One week after Californians Aware and the online investigative news site Voice of OC filed suit against Orange County for release of a politically controversial letter, the county on Friday released a redacted version to local media generally. But, as noted in the report by Voice of OC Editor Norberto Santana, the release will probably not halt the Public Records Act lawsuit.
Should a deputy sheriff be barred by his boss from writing letters to the editor of the local paper with his strong and unorthodox views on criminal justice? That’s the question raised in a new First Amendment lawsuit filed in federal court in San Francisco, reports Amy Gittelsohn for the Trinity Journal. The plaintiff, for example, is critical of the war on drugs and thinks jury nullification has its merits.

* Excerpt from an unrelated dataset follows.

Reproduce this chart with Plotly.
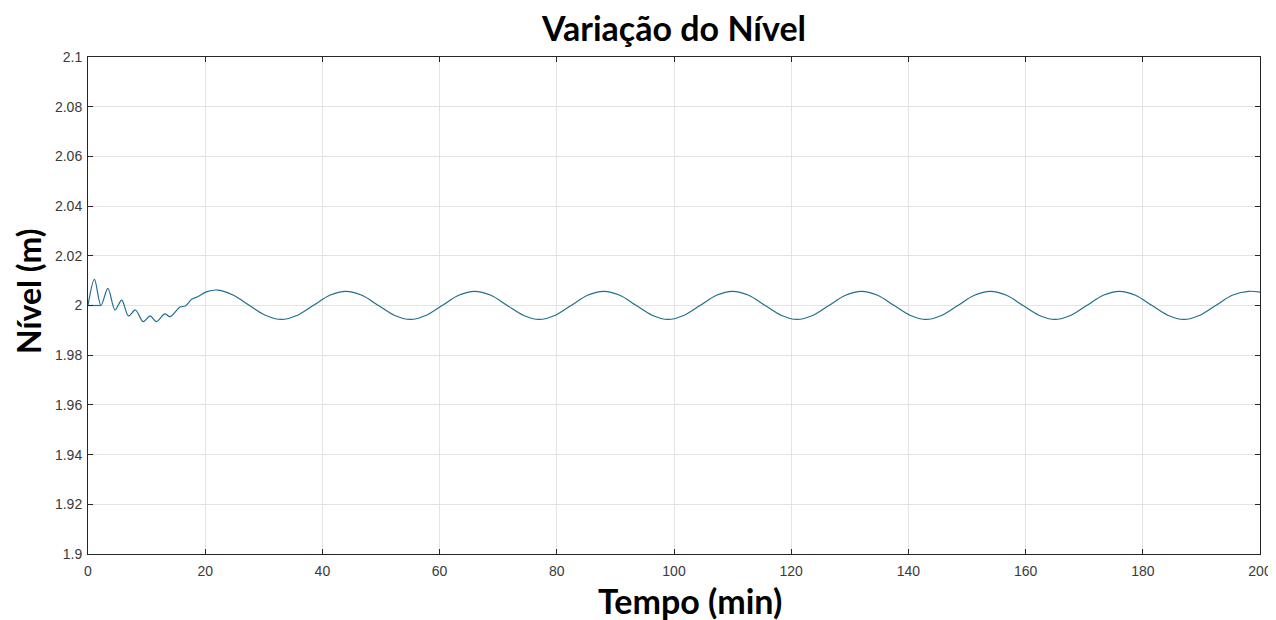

Excessive secrecy is the cause for a lawsuit filed last Wednesday by the Los Angeles Times and Californians Aware, asking the superior court to declare null and void the May decision of the Los Angeles Memorial Coliseum Commission to approve a long-term lease of the historic sports facility to the University of Southern California. The commissioners’ meetings to discuss and develop all aspects of the deal, from last fall until just before the final approval session, were entirely behind closed doors. The Times and CalAware argue that most of the deal points—beyond the price to be paid and how payment would be made—are issues that should have been discussed openly, and they ask the court to order the process to be voided as unlawful, and to be open to the public if attempted again. The Times repeatedly called attention to the secrecy since last year, and CalAware warned about the Brown Act issue in March of this year. The lawsuit, including a copy of the court petition, is reported here.
There’s been a growing alarm in recent days about a rumored suspension of the Brown Act, with both citizens and public officials not sure what to think about what may be left of the open meeting law for local councils, boards and commissions. The good news is that the worst of the anxieties result from a hugely exaggerated understanding of what has happened and what the result might be. The bad news is that the path to a permanent end to such crises is vulnerable to the same species of dubious economy trigger that caused the crises in the first place. And an Assembly committee is using that trigger to make sure that the public gets no chance to end such situations.
You can change that situation if you act now, but only if you act now.
Background: The Revolt Against Unfunded Mandates
It is an ancient and accurate complaint that sovereign law mills like the Congress and the California Legislature freely impose on others rules (and their attendant costs) from which they exempt themselves. In California and elsewhere this inequity—some would say iniquity—burdens not only individuals and groups in the private sector but subordinate government agencies like cities, counties and special districts. Reacting to this phenomenon, the state constitution was amended in the post Prop 13 era to provide that whatever new burdens the legislature placed on local government from thence forward, the legislature must appropriate funds to pay for. There would be no new or higher level of local government activity mandated by Sacramento that Sacramento was unwilling or unable to reimburse the locals for—no “unfunded state mandates,” as the phrase went. No state subsidy? The mandate simply switched off; no one, including the courts, could force the locals to sustain the program or service.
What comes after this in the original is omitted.